*REQUIRED TASK*.
Set all the material down again unchanged, without the pictures.

-- begin --

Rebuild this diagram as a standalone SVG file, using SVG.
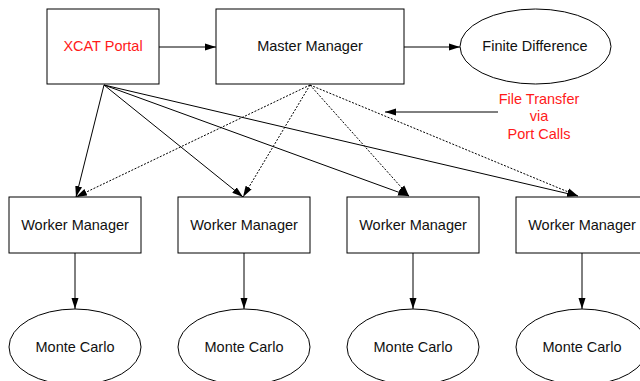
<svg xmlns="http://www.w3.org/2000/svg" width="640" height="381" viewBox="0 0 640 381">
<defs>
<marker id="ah" markerUnits="userSpaceOnUse" markerWidth="12" markerHeight="8" refX="11" refY="4" orient="auto">
<path d="M0,0.5 L11,4 L0,7.5 Z" fill="#000"/>
</marker>
<style>
.box{fill:#fff;stroke:#000;stroke-width:1}
.t{font-family:"Liberation Sans",Arial,sans-serif;font-size:14.5px;fill:#111;text-anchor:middle}
.red{fill:#ff1a1a}
.c{stroke:#000;stroke-width:1;fill:none;marker-end:url(#ah)}
.d{stroke-dasharray:2,1.5}
</style>
</defs>
<rect width="640" height="381" fill="#fff"/>
<g id="connectors">
<line class="c" x1="159" y1="47" x2="216" y2="47"/>
<line class="c" x1="404" y1="47" x2="460" y2="47"/>
<line class="c" x1="498" y1="112" x2="385" y2="112"/>
<line class="c" x1="104" y1="85" x2="76" y2="197"/>
<line class="c" x1="104" y1="85" x2="243" y2="197"/>
<line class="c" x1="104" y1="85" x2="409" y2="196"/>
<line class="c" x1="104" y1="85" x2="578" y2="196"/>
<line class="c d" x1="310" y1="85" x2="76" y2="197"/>
<line class="c d" x1="310" y1="85" x2="243" y2="197"/>
<line class="c d" x1="310" y1="85" x2="409" y2="196"/>
<line class="c d" x1="310" y1="85" x2="578" y2="196"/>
<line class="c" x1="75" y1="253" x2="75" y2="309"/>
<line class="c" x1="244" y1="253" x2="244" y2="309"/>
<line class="c" x1="413" y1="253" x2="413" y2="309"/>
<line class="c" x1="582" y1="253" x2="582" y2="309"/>
</g>
<g id="xcat"><rect class="box" x="47" y="9" width="112" height="75"/><text class="t red" x="103" y="51">XCAT Portal</text></g>
<g id="master"><rect class="box" x="216" y="9" width="188" height="75"/><text class="t" x="310" y="51">Master Manager</text></g>
<g id="fd"><ellipse class="box" cx="535.5" cy="46.5" rx="75.5" ry="37.5"/><text class="t" x="535" y="51">Finite Difference</text></g>
<g id="label"><text class="t red" x="539" y="104">File Transfer</text><text class="t red" x="539" y="121">via</text><text class="t red" x="539" y="139">Port Calls</text></g>
<g id="wm1"><rect class="box" x="9" y="197" width="132" height="56"/><text class="t" x="75" y="230">Worker Manager</text></g>
<g id="wm2"><rect class="box" x="178" y="197" width="132" height="56"/><text class="t" x="244" y="230">Worker Manager</text></g>
<g id="wm3"><rect class="box" x="347" y="197" width="132" height="56"/><text class="t" x="413" y="230">Worker Manager</text></g>
<g id="wm4"><rect class="box" x="516" y="197" width="132" height="56"/><text class="t" x="582" y="230">Worker Manager</text></g>
<g id="mc1"><ellipse class="box" cx="75" cy="347" rx="66" ry="38"/><text class="t" x="75" y="352">Monte Carlo</text></g>
<g id="mc2"><ellipse class="box" cx="244" cy="347" rx="66" ry="38"/><text class="t" x="244" y="352">Monte Carlo</text></g>
<g id="mc3"><ellipse class="box" cx="413" cy="347" rx="66" ry="38"/><text class="t" x="413" y="352">Monte Carlo</text></g>
<g id="mc4"><ellipse class="box" cx="582" cy="347" rx="66" ry="38"/><text class="t" x="582" y="352">Monte Carlo</text></g>
</svg>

-- end --

*WRITTEN REPLY*.
Rebuild this diagram as a standalone SVG file, using SVG.
<svg xmlns="http://www.w3.org/2000/svg" width="640" height="381" viewBox="0 0 640 381">
<defs>
<marker id="ah" markerUnits="userSpaceOnUse" markerWidth="12" markerHeight="8" refX="11" refY="4" orient="auto">
<path d="M0,0.5 L11,4 L0,7.5 Z" fill="#000"/>
</marker>
<style>
.box{fill:#fff;stroke:#000;stroke-width:1}
.t{font-family:"Liberation Sans",Arial,sans-serif;font-size:14.5px;fill:#111;text-anchor:middle}
.red{fill:#ff1a1a}
.c{stroke:#000;stroke-width:1;fill:none;marker-end:url(#ah)}
.d{stroke-dasharray:2,1.5}
</style>
</defs>
<rect width="640" height="381" fill="#fff"/>
<g id="connectors">
<line class="c" x1="159" y1="47" x2="216" y2="47"/>
<line class="c" x1="404" y1="47" x2="460" y2="47"/>
<line class="c" x1="498" y1="112" x2="385" y2="112"/>
<line class="c" x1="104" y1="85" x2="76" y2="197"/>
<line class="c" x1="104" y1="85" x2="243" y2="197"/>
<line class="c" x1="104" y1="85" x2="409" y2="196"/>
<line class="c" x1="104" y1="85" x2="578" y2="196"/>
<line class="c d" x1="310" y1="85" x2="76" y2="197"/>
<line class="c d" x1="310" y1="85" x2="243" y2="197"/>
<line class="c d" x1="310" y1="85" x2="409" y2="196"/>
<line class="c d" x1="310" y1="85" x2="578" y2="196"/>
<line class="c" x1="75" y1="253" x2="75" y2="309"/>
<line class="c" x1="244" y1="253" x2="244" y2="309"/>
<line class="c" x1="413" y1="253" x2="413" y2="309"/>
<line class="c" x1="582" y1="253" x2="582" y2="309"/>
</g>
<g id="xcat"><rect class="box" x="47" y="9" width="112" height="75"/><text class="t red" x="103" y="51">XCAT Portal</text></g>
<g id="master"><rect class="box" x="216" y="9" width="188" height="75"/><text class="t" x="310" y="51">Master Manager</text></g>
<g id="fd"><ellipse class="box" cx="535.5" cy="46.5" rx="75.5" ry="37.5"/><text class="t" x="535" y="51">Finite Difference</text></g>
<g id="label"><text class="t red" x="539" y="104">File Transfer</text><text class="t red" x="539" y="121">via</text><text class="t red" x="539" y="139">Port Calls</text></g>
<g id="wm1"><rect class="box" x="9" y="197" width="132" height="56"/><text class="t" x="75" y="230">Worker Manager</text></g>
<g id="wm2"><rect class="box" x="178" y="197" width="132" height="56"/><text class="t" x="244" y="230">Worker Manager</text></g>
<g id="wm3"><rect class="box" x="347" y="197" width="132" height="56"/><text class="t" x="413" y="230">Worker Manager</text></g>
<g id="wm4"><rect class="box" x="516" y="197" width="132" height="56"/><text class="t" x="582" y="230">Worker Manager</text></g>
<g id="mc1"><ellipse class="box" cx="75" cy="347" rx="66" ry="38"/><text class="t" x="75" y="352">Monte Carlo</text></g>
<g id="mc2"><ellipse class="box" cx="244" cy="347" rx="66" ry="38"/><text class="t" x="244" y="352">Monte Carlo</text></g>
<g id="mc3"><ellipse class="box" cx="413" cy="347" rx="66" ry="38"/><text class="t" x="413" y="352">Monte Carlo</text></g>
<g id="mc4"><ellipse class="box" cx="582" cy="347" rx="66" ry="38"/><text class="t" x="582" y="352">Monte Carlo</text></g>
</svg>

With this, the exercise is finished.